*** INFORMATION SUPPLIED ***
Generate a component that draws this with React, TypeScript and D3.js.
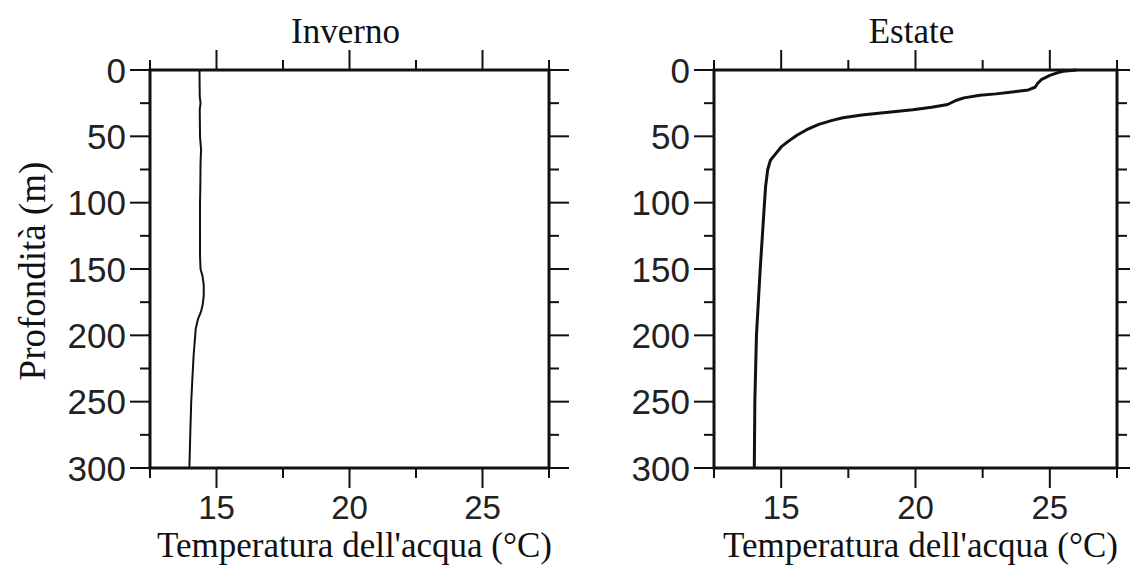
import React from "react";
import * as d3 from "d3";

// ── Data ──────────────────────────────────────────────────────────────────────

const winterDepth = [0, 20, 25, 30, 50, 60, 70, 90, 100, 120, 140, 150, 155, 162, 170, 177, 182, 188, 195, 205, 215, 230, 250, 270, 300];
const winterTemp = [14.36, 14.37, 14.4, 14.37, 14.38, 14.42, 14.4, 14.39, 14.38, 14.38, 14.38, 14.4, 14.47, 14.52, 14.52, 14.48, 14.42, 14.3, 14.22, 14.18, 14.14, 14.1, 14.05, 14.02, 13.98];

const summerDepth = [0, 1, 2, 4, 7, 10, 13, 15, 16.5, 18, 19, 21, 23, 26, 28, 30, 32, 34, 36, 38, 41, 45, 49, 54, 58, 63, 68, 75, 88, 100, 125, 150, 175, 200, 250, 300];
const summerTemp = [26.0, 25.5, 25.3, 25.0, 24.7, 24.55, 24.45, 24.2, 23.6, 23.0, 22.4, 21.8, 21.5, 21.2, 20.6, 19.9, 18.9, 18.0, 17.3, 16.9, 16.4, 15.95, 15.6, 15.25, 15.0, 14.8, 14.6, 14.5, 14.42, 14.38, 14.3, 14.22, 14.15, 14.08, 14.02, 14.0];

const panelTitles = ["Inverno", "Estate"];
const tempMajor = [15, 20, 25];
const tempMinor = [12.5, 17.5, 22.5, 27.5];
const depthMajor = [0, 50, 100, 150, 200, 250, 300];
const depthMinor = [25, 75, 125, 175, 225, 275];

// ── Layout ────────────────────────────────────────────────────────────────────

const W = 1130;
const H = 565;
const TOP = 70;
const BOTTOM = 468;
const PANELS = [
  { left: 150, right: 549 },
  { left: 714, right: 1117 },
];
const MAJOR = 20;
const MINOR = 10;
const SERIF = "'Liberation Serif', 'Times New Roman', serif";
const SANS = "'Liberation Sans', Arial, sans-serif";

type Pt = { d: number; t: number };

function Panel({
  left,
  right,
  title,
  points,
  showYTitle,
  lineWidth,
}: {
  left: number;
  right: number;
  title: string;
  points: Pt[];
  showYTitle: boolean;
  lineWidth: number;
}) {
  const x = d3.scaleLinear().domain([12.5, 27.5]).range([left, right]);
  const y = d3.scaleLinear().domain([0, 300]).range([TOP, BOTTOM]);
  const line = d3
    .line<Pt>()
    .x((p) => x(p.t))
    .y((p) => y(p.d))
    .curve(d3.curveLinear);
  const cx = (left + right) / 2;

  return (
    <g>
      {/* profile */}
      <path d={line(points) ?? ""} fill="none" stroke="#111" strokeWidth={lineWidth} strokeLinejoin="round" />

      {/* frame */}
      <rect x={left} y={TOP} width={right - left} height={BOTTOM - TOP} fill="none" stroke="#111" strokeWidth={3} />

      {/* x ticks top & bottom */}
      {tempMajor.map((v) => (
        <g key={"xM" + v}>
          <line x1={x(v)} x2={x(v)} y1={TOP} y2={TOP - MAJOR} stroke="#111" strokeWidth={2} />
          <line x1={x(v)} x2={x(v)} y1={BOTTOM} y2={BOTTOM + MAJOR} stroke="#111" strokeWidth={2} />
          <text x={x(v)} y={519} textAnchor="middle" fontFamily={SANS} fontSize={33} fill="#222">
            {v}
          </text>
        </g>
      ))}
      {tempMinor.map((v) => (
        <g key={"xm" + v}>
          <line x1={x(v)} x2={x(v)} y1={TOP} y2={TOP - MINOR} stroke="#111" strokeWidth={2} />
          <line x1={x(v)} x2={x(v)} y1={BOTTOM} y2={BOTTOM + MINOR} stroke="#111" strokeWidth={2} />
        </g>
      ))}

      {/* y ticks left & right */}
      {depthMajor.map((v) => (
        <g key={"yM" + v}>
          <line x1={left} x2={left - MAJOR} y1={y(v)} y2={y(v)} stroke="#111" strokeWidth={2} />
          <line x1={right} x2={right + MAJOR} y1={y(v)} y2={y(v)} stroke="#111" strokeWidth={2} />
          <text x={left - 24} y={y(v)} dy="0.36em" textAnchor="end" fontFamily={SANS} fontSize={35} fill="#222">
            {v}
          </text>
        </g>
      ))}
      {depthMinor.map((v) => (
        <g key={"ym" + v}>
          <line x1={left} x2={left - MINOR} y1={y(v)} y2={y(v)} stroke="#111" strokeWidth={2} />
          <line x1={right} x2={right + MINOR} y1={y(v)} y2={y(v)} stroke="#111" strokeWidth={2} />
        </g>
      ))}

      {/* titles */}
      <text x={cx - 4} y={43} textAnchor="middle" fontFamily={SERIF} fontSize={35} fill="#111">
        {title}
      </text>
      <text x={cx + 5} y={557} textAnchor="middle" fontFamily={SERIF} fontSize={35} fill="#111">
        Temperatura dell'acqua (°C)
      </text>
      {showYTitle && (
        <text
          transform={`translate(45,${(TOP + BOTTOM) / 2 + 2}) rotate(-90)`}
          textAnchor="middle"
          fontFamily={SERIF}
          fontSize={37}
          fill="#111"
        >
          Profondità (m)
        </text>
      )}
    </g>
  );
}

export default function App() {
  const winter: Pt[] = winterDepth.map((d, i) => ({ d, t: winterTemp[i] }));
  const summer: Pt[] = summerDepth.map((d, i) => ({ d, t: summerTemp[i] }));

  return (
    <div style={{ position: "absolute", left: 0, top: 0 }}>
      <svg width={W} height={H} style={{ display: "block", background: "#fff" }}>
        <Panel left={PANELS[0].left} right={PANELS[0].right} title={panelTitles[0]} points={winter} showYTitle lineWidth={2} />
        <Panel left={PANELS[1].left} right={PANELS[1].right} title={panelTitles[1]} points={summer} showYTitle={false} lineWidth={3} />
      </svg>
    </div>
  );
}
***
▶ _WHAT TO WORK ON_:
The listing above needs to be output again exactly. Don't include the pictures.

▶ _SOLUTION TO THIS TASK_:
Generate a component that draws this with React, TypeScript and D3.js.
import React from "react";
import * as d3 from "d3";

// ── Data ──────────────────────────────────────────────────────────────────────

const winterDepth = [0, 20, 25, 30, 50, 60, 70, 90, 100, 120, 140, 150, 155, 162, 170, 177, 182, 188, 195, 205, 215, 230, 250, 270, 300];
const winterTemp = [14.36, 14.37, 14.4, 14.37, 14.38, 14.42, 14.4, 14.39, 14.38, 14.38, 14.38, 14.4, 14.47, 14.52, 14.52, 14.48, 14.42, 14.3, 14.22, 14.18, 14.14, 14.1, 14.05, 14.02, 13.98];

const summerDepth = [0, 1, 2, 4, 7, 10, 13, 15, 16.5, 18, 19, 21, 23, 26, 28, 30, 32, 34, 36, 38, 41, 45, 49, 54, 58, 63, 68, 75, 88, 100, 125, 150, 175, 200, 250, 300];
const summerTemp = [26.0, 25.5, 25.3, 25.0, 24.7, 24.55, 24.45, 24.2, 23.6, 23.0, 22.4, 21.8, 21.5, 21.2, 20.6, 19.9, 18.9, 18.0, 17.3, 16.9, 16.4, 15.95, 15.6, 15.25, 15.0, 14.8, 14.6, 14.5, 14.42, 14.38, 14.3, 14.22, 14.15, 14.08, 14.02, 14.0];

const panelTitles = ["Inverno", "Estate"];
const tempMajor = [15, 20, 25];
const tempMinor = [12.5, 17.5, 22.5, 27.5];
const depthMajor = [0, 50, 100, 150, 200, 250, 300];
const depthMinor = [25, 75, 125, 175, 225, 275];

// ── Layout ────────────────────────────────────────────────────────────────────

const W = 1130;
const H = 565;
const TOP = 70;
const BOTTOM = 468;
const PANELS = [
  { left: 150, right: 549 },
  { left: 714, right: 1117 },
];
const MAJOR = 20;
const MINOR = 10;
const SERIF = "'Liberation Serif', 'Times New Roman', serif";
const SANS = "'Liberation Sans', Arial, sans-serif";

type Pt = { d: number; t: number };

function Panel({
  left,
  right,
  title,
  points,
  showYTitle,
  lineWidth,
}: {
  left: number;
  right: number;
  title: string;
  points: Pt[];
  showYTitle: boolean;
  lineWidth: number;
}) {
  const x = d3.scaleLinear().domain([12.5, 27.5]).range([left, right]);
  const y = d3.scaleLinear().domain([0, 300]).range([TOP, BOTTOM]);
  const line = d3
    .line<Pt>()
    .x((p) => x(p.t))
    .y((p) => y(p.d))
    .curve(d3.curveLinear);
  const cx = (left + right) / 2;

  return (
    <g>
      {/* profile */}
      <path d={line(points) ?? ""} fill="none" stroke="#111" strokeWidth={lineWidth} strokeLinejoin="round" />

      {/* frame */}
      <rect x={left} y={TOP} width={right - left} height={BOTTOM - TOP} fill="none" stroke="#111" strokeWidth={3} />

      {/* x ticks top & bottom */}
      {tempMajor.map((v) => (
        <g key={"xM" + v}>
          <line x1={x(v)} x2={x(v)} y1={TOP} y2={TOP - MAJOR} stroke="#111" strokeWidth={2} />
          <line x1={x(v)} x2={x(v)} y1={BOTTOM} y2={BOTTOM + MAJOR} stroke="#111" strokeWidth={2} />
          <text x={x(v)} y={519} textAnchor="middle" fontFamily={SANS} fontSize={33} fill="#222">
            {v}
          </text>
        </g>
      ))}
      {tempMinor.map((v) => (
        <g key={"xm" + v}>
          <line x1={x(v)} x2={x(v)} y1={TOP} y2={TOP - MINOR} stroke="#111" strokeWidth={2} />
          <line x1={x(v)} x2={x(v)} y1={BOTTOM} y2={BOTTOM + MINOR} stroke="#111" strokeWidth={2} />
        </g>
      ))}

      {/* y ticks left & right */}
      {depthMajor.map((v) => (
        <g key={"yM" + v}>
          <line x1={left} x2={left - MAJOR} y1={y(v)} y2={y(v)} stroke="#111" strokeWidth={2} />
          <line x1={right} x2={right + MAJOR} y1={y(v)} y2={y(v)} stroke="#111" strokeWidth={2} />
          <text x={left - 24} y={y(v)} dy="0.36em" textAnchor="end" fontFamily={SANS} fontSize={35} fill="#222">
            {v}
          </text>
        </g>
      ))}
      {depthMinor.map((v) => (
        <g key={"ym" + v}>
          <line x1={left} x2={left - MINOR} y1={y(v)} y2={y(v)} stroke="#111" strokeWidth={2} />
          <line x1={right} x2={right + MINOR} y1={y(v)} y2={y(v)} stroke="#111" strokeWidth={2} />
        </g>
      ))}

      {/* titles */}
      <text x={cx - 4} y={43} textAnchor="middle" fontFamily={SERIF} fontSize={35} fill="#111">
        {title}
      </text>
      <text x={cx + 5} y={557} textAnchor="middle" fontFamily={SERIF} fontSize={35} fill="#111">
        Temperatura dell'acqua (°C)
      </text>
      {showYTitle && (
        <text
          transform={`translate(45,${(TOP + BOTTOM) / 2 + 2}) rotate(-90)`}
          textAnchor="middle"
          fontFamily={SERIF}
          fontSize={37}
          fill="#111"
        >
          Profondità (m)
        </text>
      )}
    </g>
  );
}

export default function App() {
  const winter: Pt[] = winterDepth.map((d, i) => ({ d, t: winterTemp[i] }));
  const summer: Pt[] = summerDepth.map((d, i) => ({ d, t: summerTemp[i] }));

  return (
    <div style={{ position: "absolute", left: 0, top: 0 }}>
      <svg width={W} height={H} style={{ display: "block", background: "#fff" }}>
        <Panel left={PANELS[0].left} right={PANELS[0].right} title={panelTitles[0]} points={winter} showYTitle lineWidth={2} />
        <Panel left={PANELS[1].left} right={PANELS[1].right} title={panelTitles[1]} points={summer} showYTitle={false} lineWidth={3} />
      </svg>
    </div>
  );
}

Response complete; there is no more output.